Dans le cadre de cette étude, deux procédés de désacidification ont été comparés : DEZ et Bookkeeper. De manière générale, Bookkeeper a des effets plus bénéfiques que DEZ. Cependant, Bookkeeper aurait des effets différents selon la nature du papier. Ainsi, sur les papiers encollés à la colophane en milieu acide, l’effet protecteur de ce procédé serait atténué. Cette intervention montre l’importance de la sélection des ouvrages à traiter.

 

Kenneth E. HARRIS, (Directeur, Preservation Projects, Library of Congress)

M. Harris a présenté le programme de désacidification de masse de la Bibliothèque du Congrès (procédé Bookkeeper). Ce programme se fonde sur des critères rigoureux de sélection des ouvrages ainsi que sur un contrôle qualité régulier. Par exemple, les livres trop fragilisés ou présentant des altérations importantes, ne sont pas désacidifiés. S’il existe deux exemplaires d’un même ouvrage, seul le moins abîmé sera desacidifié et constituera la copie de conservation. Ces quelques exemples tendent à démontrer que la désacidification est considérée comme un élément s’intégrant dans un programme de conservation.

 

Elissa O’LOUGHLIN, (senior conservator) et Anne WITTY, (conservator, Document Conservation Laboratory, NARA)

Les auteurs ont observé sur certains papiers ayant subi un traitement de désacidification, les effets secondaires suivants : rosissements, changements de couleur dans les papiers renfermant de la lignine, dépôt de sels, complexation des sels de magnésium ou de calcium avec des colorants présents dans le papier et formation d’une laque insoluble, etc. Bien que l’effet bénéfique d’une désacidification ne soit plus à démontrer, il est important de savoir qu’un tel traitement peut parfois avoir des effets pervers.

 

Grandes lignes de cette journée

La désacidification prolonge la durée de vie du papier bien que dans certains cas, son efficacité ne soit pas la même selon la nature du papier. Par ailleurs, elle peut parfois avoir des effets néfastes. Tout ne peut donc pas être désacidifié. En effet, le procédé  de désacidification idéal n’existe pas pour le moment et il faut donc sélectionner les documents à traiter.

Seul le procédé Bookkeeper a été présenté ici. Or, il aurait été intéressant de confronter tous les procédés de désacidification de masse utilisés actuellement en Europe et en Amérique. A la lumière des connaissances actuelles, une telle discussion aurait pu déboucher soit sur de véritables remises en question, soit sur certaines mises au point.

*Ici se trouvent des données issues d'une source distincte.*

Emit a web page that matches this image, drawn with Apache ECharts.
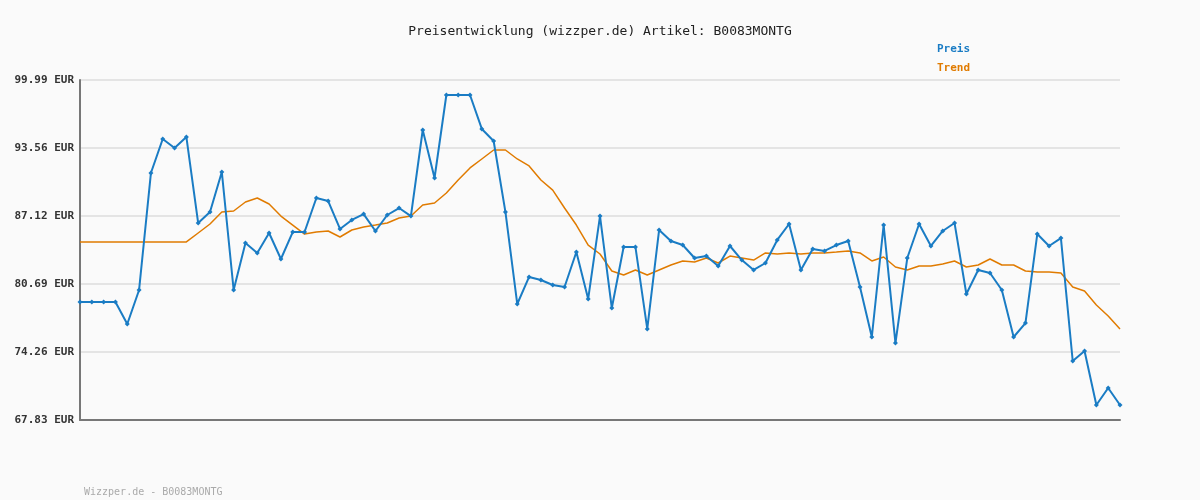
<!DOCTYPE html>
<html><head><meta charset="utf-8">
<script src="https://cdn.jsdelivr.net/npm/echarts@6/dist/echarts.min.js"></script>
<style>html,body{margin:0;background:#fafafa}#c{width:1200px;height:500px}</style>
</head><body><div id="c"></div>
<script>
const preis = [78.99,78.99,78.99,78.99,76.91,80.13,91.19,94.41,93.56,94.60,86.46,87.50,91.29,80.13,84.57,83.63,85.52,83.06,85.61,85.61,88.83,88.54,85.90,86.75,87.31,85.71,87.22,87.88,87.12,95.26,
90.72,98.57,98.57,98.57,95.36,94.22,87.50,78.80,81.36,81.07,80.60,80.41,83.72,79.28,87.12,78.42,84.19,84.19,76.44,85.80,84.76,84.38,83.15,83.34,82.40,84.29,82.96,82.02,82.68,84.86,
86.37,82.02,84.00,83.82,84.38,84.76,80.41,75.68,86.27,75.11,83.15,86.37,84.29,85.71,86.46,79.75,82.02,81.73,80.13,75.68,77.00,85.42,84.29,85.04,73.41,74.36,69.25,70.86,69.25];
const trend = [84.67,84.67,84.67,84.67,84.67,84.67,84.67,84.67,84.67,84.67,85.52,86.37,87.50,87.60,88.45,88.83,88.26,87.12,86.27,85.42,85.61,85.71,85.14,85.80,86.09,86.27,86.46,86.94,87.12,88.17,
88.36,89.30,90.53,91.67,92.52,93.37,93.37,92.52,91.86,90.53,89.58,87.88,86.27,84.38,83.53,81.92,81.55,82.02,81.55,82.02,82.49,82.87,82.77,83.15,82.68,83.34,83.15,82.96,83.63,83.53,
83.63,83.53,83.63,83.63,83.72,83.82,83.63,82.87,83.25,82.30,82.02,82.40,82.40,82.59,82.87,82.30,82.49,83.06,82.49,82.49,81.92,81.83,81.83,81.73,80.41,80.03,78.71,77.67,76.44];
const tickLabels = ['67.83 EUR','74.26 EUR','80.69 EUR','87.12 EUR','93.56 EUR','99.99 EUR'];
const categories = preis.map((_, i) => String(i + 1));
const yMin = 67.83, yMax = 99.99, yStep = 6.432;
const mono = 'DejaVu Sans Mono';
const chart = echarts.init(document.getElementById('c'));
chart.setOption({
  backgroundColor: '#fafafa',
  animation: false,
  title: [{text: 'Preisentwicklung (wizzper.de) Artikel: B0083MONTG', left: 'center', top: 20,
    textStyle: {fontFamily: mono, fontSize: 13, fontWeight: 'normal', color: '#222'}},
    {text: 'Wizzper.de - B0083MONTG', left: 79, top: 482, textStyle: {fontFamily: mono, fontSize: 10, fontWeight: 'normal', color: '#aaa'}}],
  legend: {right: 225, top: 39, orient: 'vertical', itemWidth: 0, itemHeight: 0, itemGap: 8, icon: 'none',
    data: [{name: 'Preis', textStyle: {color: '#1a7cc4'}}, {name: 'Trend', textStyle: {color: '#e07b00'}}],
    textStyle: {fontFamily: mono, fontSize: 11, fontWeight: 'bold'}},
  grid: {left: 80, right: 80, top: 80, bottom: 80},
  xAxis: {type: 'category', data: categories, boundaryGap: false,
    axisLine: {lineStyle: {color: '#777', width: 2}}, axisTick: {show: false}, axisLabel: {show: false}},
  yAxis: {type: 'value', min: yMin, max: yMax, interval: yStep,
    axisLine: {show: true, lineStyle: {color: '#777', width: 2}}, axisTick: {show: false},
    splitLine: {lineStyle: {color: '#e4e4e4', width: 2}},
    axisLabel: {fontFamily: mono, fontSize: 11, fontWeight: 'bold', color: '#333', margin: 6,
      formatter: v => tickLabels[Math.round((v - yMin) / yStep)] || ''}},
  series: [
    {name: 'Preis', type: 'line', data: preis, symbol: 'diamond', symbolSize: 5,
      lineStyle: {color: '#1a7cc4', width: 2}, itemStyle: {color: '#1a7cc4'}, z: 3},
    {name: 'Trend', type: 'line', data: trend, symbol: 'none',
      lineStyle: {color: '#e07b00', width: 1.5}, itemStyle: {color: '#e07b00'}, z: 2}
  ]
});
</script></body></html>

Les efforts se concentrent, depuis quelques temps déjà, pour inclure dans certains procédés de désacidification de masse, un dispositif de renforcement des documents. Selon les fabricants présents à cette conférence, les résultats semblent encourageants. Toutefois, il reste encore quelques belles années à la recherche avant de trouver le procédé idéal.

 

 

Nathalie Buisson
Thi-Phuong Nguyen

Centre Technique de Bussy Saint-Georges

 

Les actes du colloque devraient être disponibles au cours de l’année 2000. Ils pourront être consultés au Centre de Documentation de Marne-la-Vallée.